Once described as the poor man’s asparagus, the mash samphire is not only delicious but very nutritious too. It is rich in vitamins A, B2, B15, C,D, amino acids and more. Some supermarkets, like Waitrose in England also carry samphire next to the fish counter, so worth checking out. Samphire is also delicious especially with egg, broad beans, for a vegetarian option.

Samphire paired deliciously with baked salmon, cherry tomatoes, anchovies and olives.

Samphire paired deliciously with baked salmon, cherry tomatoes, anchovies and olives.

I prepared the samphire, deniz borulcesi, in a simple dressing of extra virgin olive oil, garlic and lemon juice, like it is prepared in Turkey for a mezze spread; this dressing complemented the samphire beautifully next to our baked salmon with cherry tomatoes, olives and anchovies. Avoid using salt, as there is plenty natural salt here through anchovies and the samphire or sea beans. A very easy and delicious recipe, l hope you enjoy it too.

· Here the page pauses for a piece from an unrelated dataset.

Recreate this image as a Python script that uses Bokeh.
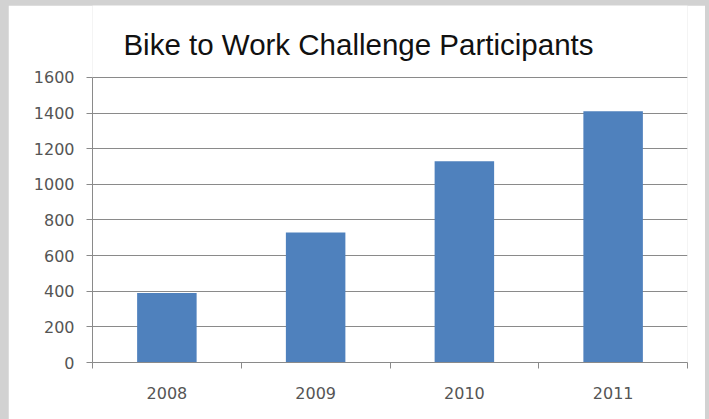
from bokeh.plotting import figure
from bokeh.models import Range1d, FixedTicker, Column
from bokeh.core.properties import value
from bokeh.embed import file_html
from bokeh.resources import INLINE

title_text = "Bike to Work Challenge Participants"
years = ["2008", "2009", "2010", "2011"]
participants = [390, 730, 1130, 1410]
y_ticks = [0, 200, 400, 600, 800, 1000, 1200, 1400, 1600]

xs = [i + 0.5 for i in range(len(years))]

# The frame reaches the top of the figure so the title can sit inside it;
# the y axis line and the grid stop at 1600.
p = figure(width=697, height=414, output_backend="svg", toolbar_location=None,
           x_range=Range1d(0, len(years)), y_range=Range1d(0, 2004),
           min_border_left=84, min_border_right=18, min_border_top=0, min_border_bottom=57,
           margin=(5, 4, 0, 8))

p.text(x=[0.208], y=[1785], text=[title_text], text_font=value("Liberation Sans"),
       text_font_size="29.5px", text_color="#111111",
       text_baseline="alphabetic", text_align="left")

p.vbar(x=xs, top=participants, width=0.4, fill_color="#4f81bd", line_color=None)

p.outline_line_color = None
p.background_fill_color = "white"
p.border_fill_color = "white"
p.xgrid.visible = False
p.ygrid.ticker = FixedTicker(ticks=y_ticks)
p.ygrid.grid_line_color = "#8a8a8a"
p.ygrid.grid_line_width = 1

p.yaxis.ticker = FixedTicker(ticks=y_ticks)
p.yaxis.bounds = (y_ticks[0], y_ticks[-1])
p.yaxis.axis_line_color = "#8a8a8a"
p.yaxis.major_tick_line_color = "#8a8a8a"
p.yaxis.major_tick_out = 6
p.yaxis.major_tick_in = 0
p.yaxis.minor_tick_line_color = None
p.yaxis.major_label_standoff = 12
p.yaxis.major_label_text_font = "DejaVu Sans"
p.yaxis.major_label_text_font_size = "16px"
p.yaxis.major_label_text_color = "#555555"

p.xaxis.ticker = FixedTicker(ticks=xs, minor_ticks=list(range(len(years) + 1)))
p.xaxis.major_label_overrides = {x: y for x, y in zip(xs, years)}
p.xaxis.axis_line_color = "#8a8a8a"
p.xaxis.major_tick_line_color = None
p.xaxis.major_tick_out = 0
p.xaxis.major_tick_in = 0
p.xaxis.minor_tick_line_color = "#8a8a8a"
p.xaxis.minor_tick_out = 6
p.xaxis.minor_tick_in = 0
p.xaxis.major_label_standoff = 18
p.xaxis.major_label_text_font = "DejaVu Sans"
p.xaxis.major_label_text_font_size = "16px"
p.xaxis.major_label_text_color = "#555555"

layout = Column(p, width=709, height=419, spacing=0,
                styles={"background-color": "#d2d2d2"})

open("out.html", "w").write(file_html(layout, INLINE))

I am passionate about my homeland’s delicious, healthy Turkish cuisine, packed with seasonal produce and wholesome ingredients and recipes like this one. My cookery book, Ozlem’s Turkish Table, includes over 90 authentic Turkish recipes, with stunning photography and my personal stories, if you’d like to get a signed copy, you can order at this link, it is delivered worldwide, promptly.

Afiyet Olsun,

Ozlem

Serves  4

Preparation time: 15 minutes                                    Cooking time: 30 minutes

4 salmon fillets

16-18 cherry tomatoes, halved

30ml/2 tablespoons olives, pitted and halved

3 small fillets of anchovies in olive oil (from the tin); drained

30ml/2 tablespoons olive oil

Ground black pepper to taste

 Wedges of lemon to serve

For samphire (or sea beans or deniz borulcesi) & the dressing:

350g/12 oz. fresh samphire (deniz börülcesi)

Juice of 1/2 lemon

1-2 cloves garlic, crushed and finely chopped

30ml/ 2 tbsp. extra virgin olive oil

Preheat the oven to 180C/350F/Gas 4

 

Spread the cherry tomatoes, olives and the anchovy fillets over and around the salmon fillets.

Spread the cherry tomatoes, olives and the anchovy fillets over and around the salmon fillets.

 Grease the baking tray with the olive oil and place the salmon fillets on it. Spread the cherry tomatoes, olives and the anchovy fillets over and around the salmon fillets. Season with ground black pepper. Place the tray in the preheated oven for about 20-25 minutes (please refer to cooking instructions at the packaging as cooking time may vary with the size  or type of the fish), until the fish is cooked and the tomatoes starting to turn crisp at the edges.

Samphire with olive oil, garlic and lemon juice

While the salmon is in the oven, prepare the samphire. Trim to remove the tough woody parts of the lower stalks and give it a light wash to remove any grit.  Steam the samphire over a pan of boiling water for a few minutes. Cool the samphire in iced water and set aside in a serving bowl.

Samphire is delicious with a simple dressing of olive oil, garlic and lemon juice.

Samphire is delicious with a simple dressing of olive oil, garlic and lemon juice.

 Combine the olive oil, chopped garlic and the lemon juice in a bowl and drizzle this sauce over the samphire or deniz borulcesi, mix well.

Samphire in olive oil, lemon juice and garlic with the baked salmon; delicious combination.

Samphire in olive oil, lemon juice and garlic with the baked salmon; delicious combination.